_WHAT TO DO_
Pick out the lines below that include the string "React".

_MATERIAL_
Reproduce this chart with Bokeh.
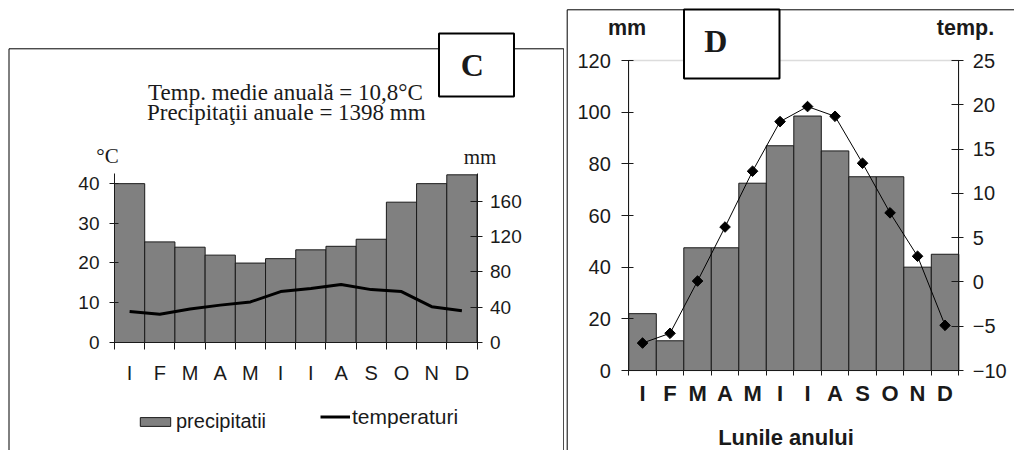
import numpy as np
from bokeh.plotting import figure
from bokeh.layouts import row
from bokeh.models import (Range1d, LinearAxis, FixedTicker, Label, BoxAnnotation,
                          Legend, LegendItem)
from bokeh.embed import file_html
from bokeh.resources import INLINE

# ---------------- data ----------------
months = ["I", "F", "M", "A", "M", "I", "I", "A", "S", "O", "N", "D"]
month_pos = list(range(1, 13))

c_precip_mm = [180, 114, 108, 99, 90, 95, 105, 109, 117, 159, 180, 190]
c_temp_c = [7.8, 7.1, 8.4, 9.4, 10.2, 12.8, 13.6, 14.6, 13.3, 12.8, 9.0, 8.0]
c_temp_ticks = [0, 10, 20, 30, 40]
c_mm_ticks = [0, 40, 80, 120, 160]
c_temp_max = 42.5
c_mm_max = 191.5
c_title_1 = "Temp. medie anuală = 10,8°C"
c_title_2 = "Precipitaţii anuale = 1398 mm"

d_precip_mm = [22, 11.5, 47.5, 47.5, 72.5, 87, 98.5, 85, 75, 75, 40, 45]
d_temp_c = [-6.9, -5.8, 0.1, 6.2, 12.5, 18.1, 19.8, 18.7, 13.4, 7.8, 2.9, -4.9]
d_mm_ticks = [0, 20, 40, 60, 80, 100, 120]
d_temp_ticks = [-10, -5, 0, 5, 10, 15, 20, 25]

SANS = "Liberation Sans"
SERIF = "Liberation Serif"
INK = "#1a1a1a"
BAR = "#808080"
bounds = [i + 0.5 for i in range(13)]

W_C, W_D, H = 564, 450, 450


def span_range(v0, v1, p0, p1, total):
    """Range whose value v0 sits p0 px and v1 sits p1 px from the canvas start."""
    k = (v1 - v0) / (p1 - p0)
    return Range1d(v0 - p0 * k, v0 + (total - p0) * k)


def label(p, x, y, text, font, size, style="normal", align="center", color=INK):
    p.add_layout(Label(x=x, y=y, x_units="screen", y_units="screen", text=text,
                       text_font=font, text_font_size=f"{size}px",
                       text_font_style=style, text_align=align,
                       text_baseline="middle", text_color=color))


def box(p, l, r, t, b, fill=None, lw=1):
    p.add_layout(BoxAnnotation(left=l, right=r, top=t, bottom=b,
                               left_units="screen", right_units="screen",
                               top_units="screen", bottom_units="screen",
                               fill_color=fill if fill else "white",
                               fill_alpha=1.0 if fill else 0.0,
                               line_color="black", line_width=lw, line_alpha=1.0))


def style_axis(ax, size, tin, tout, standoff, fstyle="normal"):
    ax.axis_line_color = INK
    ax.major_tick_line_color = INK
    ax.major_tick_in = tin
    ax.major_tick_out = tout
    ax.minor_tick_line_color = None
    ax.major_label_standoff = standoff
    ax.major_label_text_font = SANS
    ax.major_label_text_font_size = f"{size}px"
    ax.major_label_text_font_style = fstyle
    ax.major_label_text_color = INK


def style_xaxis(ax, size, standoff, tick_out, fstyle="normal"):
    ax.ticker = FixedTicker(ticks=month_pos, minor_ticks=bounds)
    ax.major_label_overrides = {p: m for p, m in zip(month_pos, months)}
    ax.axis_line_color = INK
    ax.major_tick_line_color = None
    ax.major_tick_in = 0
    ax.major_tick_out = 0
    ax.minor_tick_line_color = INK
    ax.minor_tick_in = 0
    ax.minor_tick_out = tick_out
    ax.major_label_standoff = standoff
    ax.major_label_text_font = SANS
    ax.major_label_text_font_size = f"{size}px"
    ax.major_label_text_font_style = fstyle
    ax.major_label_text_color = INK


def base_figure(width, x_range, y_range):
    p = figure(width=width, height=H, x_range=x_range, y_range=y_range,
               output_backend="svg", toolbar_location=None, min_border=0,
               x_axis_location=None, y_axis_location=None)
    p.outline_line_color = None
    p.xgrid.visible = False
    p.ygrid.visible = False
    p.background_fill_color = "white"
    p.border_fill_color = "white"
    return p


# ---------------- chart C ----------------
# plot area: x 0.5..12.5 between canvas px 114 and 476.5; y 0 at 108 px from bottom
pc = base_figure(W_C, span_range(0.5, 12.5, 114, 476.5, W_C),
                 span_range(0, c_temp_max, 108, 277, H))
pc.extra_y_ranges = {"mm": span_range(0, c_mm_max, 108, 277, H)}

bars_c = pc.vbar(x=month_pos, top=c_precip_mm, width=1, bottom=0, y_range_name="mm",
                 fill_color=BAR, line_color=INK, line_width=1)
line_c = pc.line(month_pos, c_temp_c, line_width=3, line_color="black")

left_c = LinearAxis(ticker=FixedTicker(ticks=c_temp_ticks), fixed_location=0.5,
                    bounds=(0, c_temp_max))
style_axis(left_c, 19, 4, 5, 10)
pc.add_layout(left_c, "left")
right_c = LinearAxis(y_range_name="mm", ticker=FixedTicker(ticks=c_mm_ticks),
                     fixed_location=12.5, bounds=(0, c_mm_max))
style_axis(right_c, 19, 7, 5, 8)
pc.add_layout(right_c, "right")
bottom_c = LinearAxis(fixed_location=0, bounds=(0.5, 12.5))
style_xaxis(bottom_c, 20, 12, 7)
pc.add_layout(bottom_c, "below")

# panel frame + letter box
box(pc, 8.5, 563.3, 401.7, -10)
box(pc, 438.5, 513.5, 417, 354, fill="white", lw=2)
label(pc, 471.7, 386, "C", SERIF, 32, style="bold")
label(pc, 285, 358, c_title_1, SERIF, 23)
label(pc, 285.8, 338, c_title_2, SERIF, 23)
label(pc, 107, 294.7, "°C", SERIF, 21)
label(pc, 479.5, 294, "mm", SERIF, 21)

leg1 = Legend(items=[LegendItem(label="precipitatii", renderers=[bars_c])],
              location=(136, 17), orientation="horizontal", glyph_width=38,
              glyph_height=11, label_standoff=2, padding=0, margin=0, spacing=0,
              label_text_font=SANS, label_text_font_size="20px",
              label_text_color=INK, border_line_color=None,
              background_fill_alpha=0.0)
leg2 = Legend(items=[LegendItem(label="temperaturi", renderers=[line_c])],
              location=(320, 21.5), orientation="horizontal", glyph_width=30,
              glyph_height=11, label_standoff=2, padding=0, margin=0, spacing=0,
              label_text_font=SANS, label_text_font_size="21px",
              label_text_color=INK, border_line_color=None,
              background_fill_alpha=0.0)
pc.add_layout(leg1)
pc.add_layout(leg2)

# ---------------- chart D ----------------
pd = base_figure(W_D, span_range(0.5, 12.5, 64.3, 394.3, W_D),
                 span_range(0, 120, 80, 390, H))
pd.extra_y_ranges = {"temp": span_range(-10, 25, 80, 390, H)}

# plot-area border (top edge visible in grey; other edges sit under the axes)
pd.add_layout(BoxAnnotation(left=0.5, right=12.5, bottom=0, top=120, level="underlay",
                            fill_alpha=0.0, line_color="#8c8c8c", line_width=1.5))

pd.vbar(x=month_pos, top=d_precip_mm, width=1, bottom=0,
        fill_color=BAR, line_color=INK, line_width=1)
pd.line(month_pos, d_temp_c, y_range_name="temp", line_color="black", line_width=1)
pd.scatter(month_pos, d_temp_c, y_range_name="temp", marker="square",
           angle=np.pi / 4, size=7.5, fill_color="black", line_color="black")

left_d = LinearAxis(ticker=FixedTicker(ticks=d_mm_ticks), fixed_location=0.5,
                    bounds=(0, 120))
style_axis(left_d, 20, 5, 7, 11)
pd.add_layout(left_d, "left")
right_d = LinearAxis(y_range_name="temp", ticker=FixedTicker(ticks=d_temp_ticks),
                     fixed_location=12.5, bounds=(-10, 25))
style_axis(right_d, 20, 7, 5, 9)
pd.add_layout(right_d, "right")
bottom_d = LinearAxis(fixed_location=0, bounds=(0.5, 12.5))
style_xaxis(bottom_d, 22, 5, 5, fstyle="bold")
pd.add_layout(bottom_d, "below")

box(pd, 2.7, 600, 440.7, -10)
box(pd, 119.5, 215, 441, 372, fill="white", lw=2)
label(pd, 151.3, 409.5, "D", SERIF, 32, style="bold")
label(pd, 62.5, 422.5, "mm", SANS, 21.5, style="bold")
label(pd, 401, 423, "temp.", SANS, 21.5, style="bold")
label(pd, 221.5, 13, "Lunile anului", SANS, 22, style="bold")

layout = row(pc, pd)
open("out.html", "w").write(file_html(layout, INLINE))
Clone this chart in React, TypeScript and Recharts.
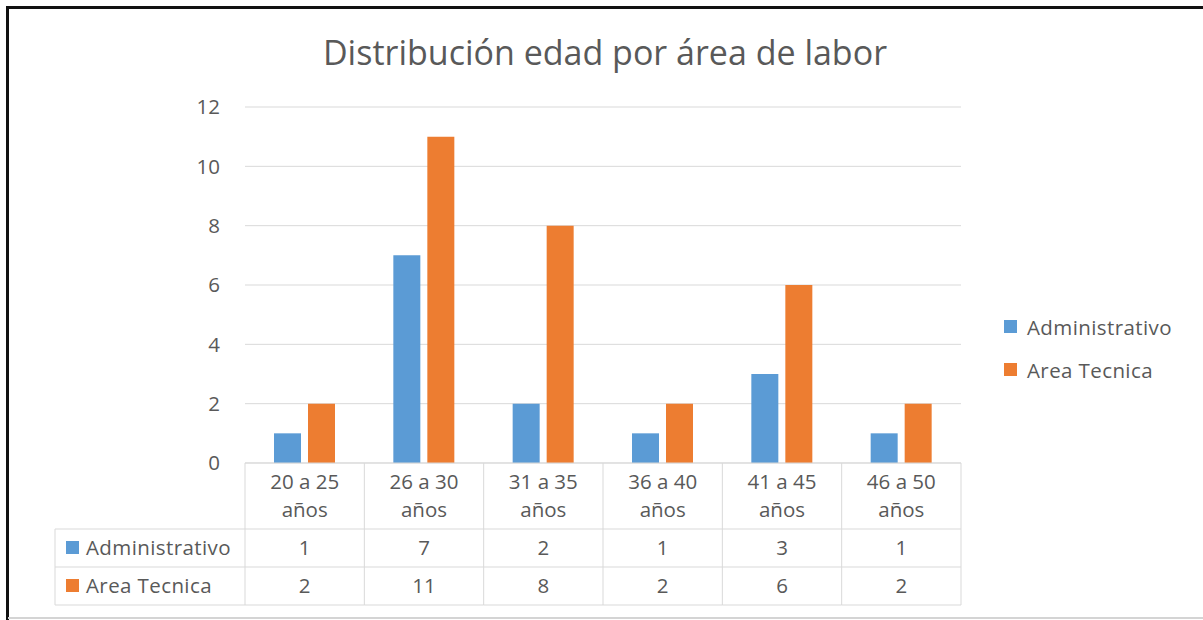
import React from 'react';
import { BarChart, Bar, XAxis, YAxis, CartesianGrid, Legend } from 'recharts';

const categories = ['20 a 25 años', '26 a 30 años', '31 a 35 años', '36 a 40 años', '41 a 45 años', '46 a 50 años'];
const administrativo = [1, 7, 2, 1, 3, 1];
const areaTecnica = [2, 11, 8, 2, 6, 2];
const yTicks = [0, 2, 4, 6, 8, 10, 12];
const seriesNames = ['Administrativo', 'Area Tecnica'];
const seriesColors = ['#5B9BD5', '#ED7D31'];
const title = 'Distribución edad por área de labor';

const data = categories.map((c, i) => ({ name: c, adm: administrativo[i], tec: areaTecnica[i] }));
const seriesValues = [administrativo, areaTecnica];

const W = 1203;
const H = 620;
const MARGIN = { top: 107, right: 242, bottom: 15, left: 0 };
const Y_AXIS_W = 245;
const X_AXIS_H = 142;
const BAND = (W - MARGIN.right - MARGIN.left - Y_AXIS_W) / categories.length;
const FONT = '"Open Sans", "Noto Sans", sans-serif';
const TXT = '#595959';
const LINE = '#d9d9d9';
const FS = 20.5;
const LS = 0.4;
const ROW1 = 66;
const ROW = 38;
const HEADER_LEFT = 55;

const splitLabel = (s: string) => {
  const k = s.lastIndexOf(' ');
  return [s.slice(0, k), s.slice(k + 1)];
};

const TableTick = (props: any) => {
  const { x, y, payload } = props;
  const i = props.index ?? payload.index ?? categories.indexOf(payload.value);
  const half = BAND / 2;
  const left = x - half;
  const right = x + half;
  const r1 = y + ROW1;
  const r2 = r1 + ROW;
  const r3 = r2 + ROW;
  const [l1, l2] = splitLabel(String(payload.value));
  const textProps = { fontFamily: FONT, fontSize: FS, fill: TXT, textAnchor: 'middle' as const };
  return (
    <g>
      {i === 0 && (
        <g>
          <line x1={left} y1={y} x2={left} y2={r3} stroke={LINE} />
          <line x1={HEADER_LEFT} y1={r1} x2={left} y2={r1} stroke={LINE} />
          <line x1={HEADER_LEFT} y1={r2} x2={left} y2={r2} stroke={LINE} />
          <line x1={HEADER_LEFT} y1={r3} x2={left} y2={r3} stroke={LINE} />
          <line x1={HEADER_LEFT} y1={r1} x2={HEADER_LEFT} y2={r3} stroke={LINE} />
          {seriesNames.map((n, k) => (
            <g key={n}>
              <rect x={HEADER_LEFT + 11} y={r1 + k * ROW + 12} width={13} height={13} fill={seriesColors[k]} />
              <text x={HEADER_LEFT + 31} y={r1 + k * ROW + ROW / 2} dy="0.35em" fontFamily={FONT} fontSize={FS} letterSpacing={LS} fill={TXT}>
                {n}
              </text>
            </g>
          ))}
        </g>
      )}
      <line x1={right} y1={y} x2={right} y2={r3} stroke={LINE} />
      <line x1={left} y1={r1} x2={right} y2={r1} stroke={LINE} />
      <line x1={left} y1={r2} x2={right} y2={r2} stroke={LINE} />
      <line x1={left} y1={r3} x2={right} y2={r3} stroke={LINE} />
      <text x={x} y={y + 19} dy="0.35em" {...textProps}>{l1}</text>
      <text x={x} y={y + 47} dy="0.35em" {...textProps}>{l2}</text>
      {seriesValues.map((vals, k) => (
        <text key={k} x={x} y={r1 + k * ROW + ROW / 2} dy="0.35em" {...textProps}>
          {vals[i]}
        </text>
      ))}
    </g>
  );
};

const LegendContent = () => (
  <div style={{ fontFamily: FONT, fontSize: FS, color: TXT, letterSpacing: LS }}>
    {seriesNames.map((n, k) => (
      <div key={n} style={{ display: 'flex', alignItems: 'center', height: 43 }}>
        <span style={{ display: 'inline-block', width: 13, height: 13, background: seriesColors[k], marginRight: 10 }} />
        <span>{n}</span>
      </div>
    ))}
  </div>
);

export default function App() {
  return (
    <div style={{ position: 'absolute', left: 0, top: 0, width: W, height: H, background: '#fff', overflow: 'hidden' }}>
      <div style={{ position: 'absolute', left: 6, top: 6, width: W - 6, height: 2.5, background: '#111' }} />
      <div style={{ position: 'absolute', left: 6, top: 6, width: 2.5, height: H - 6, background: '#111' }} />
      <div style={{ position: 'absolute', left: 8, top: 617, width: W - 8, height: 1.5, background: '#d4d4d4' }} />
      <div
        style={{
          position: 'absolute',
          left: 0,
          width: 1210,
          top: 29,
          textAlign: 'center',
          fontFamily: FONT,
          fontSize: 34,
          color: TXT,
          lineHeight: '46px',
        }}
      >
        {title}
      </div>
      <BarChart width={W} height={H} data={data} margin={MARGIN} barSize={27} barGap={7}>
        <CartesianGrid vertical={false} stroke={LINE} />
        <XAxis
          dataKey="name"
          height={X_AXIS_H}
          axisLine={{ stroke: LINE }}
          tickLine={false}
          tickSize={0}
          tickMargin={0}
          interval={0}
          tick={<TableTick />}
        />
        <YAxis
          width={Y_AXIS_W}
          domain={[0, 12]}
          ticks={yTicks}
          axisLine={false}
          tickLine={false}
          tickMargin={19}
          tick={{ fill: TXT, fontSize: FS, fontFamily: FONT }}
        />
        <Legend
          layout="vertical"
          align="center"
          verticalAlign="middle"
          wrapperStyle={{ left: 1004, top: 305, width: 199 }}
          content={<LegendContent />}
        />
        <Bar dataKey="adm" name={seriesNames[0]} fill={seriesColors[0]} isAnimationActive={false} />
        <Bar dataKey="tec" name={seriesNames[1]} fill={seriesColors[1]} isAnimationActive={false} />
      </BarChart>
    </div>
  );
}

_SOLUTION TO THIS TASK_
Clone this chart in React, TypeScript and Recharts.
import React from 'react';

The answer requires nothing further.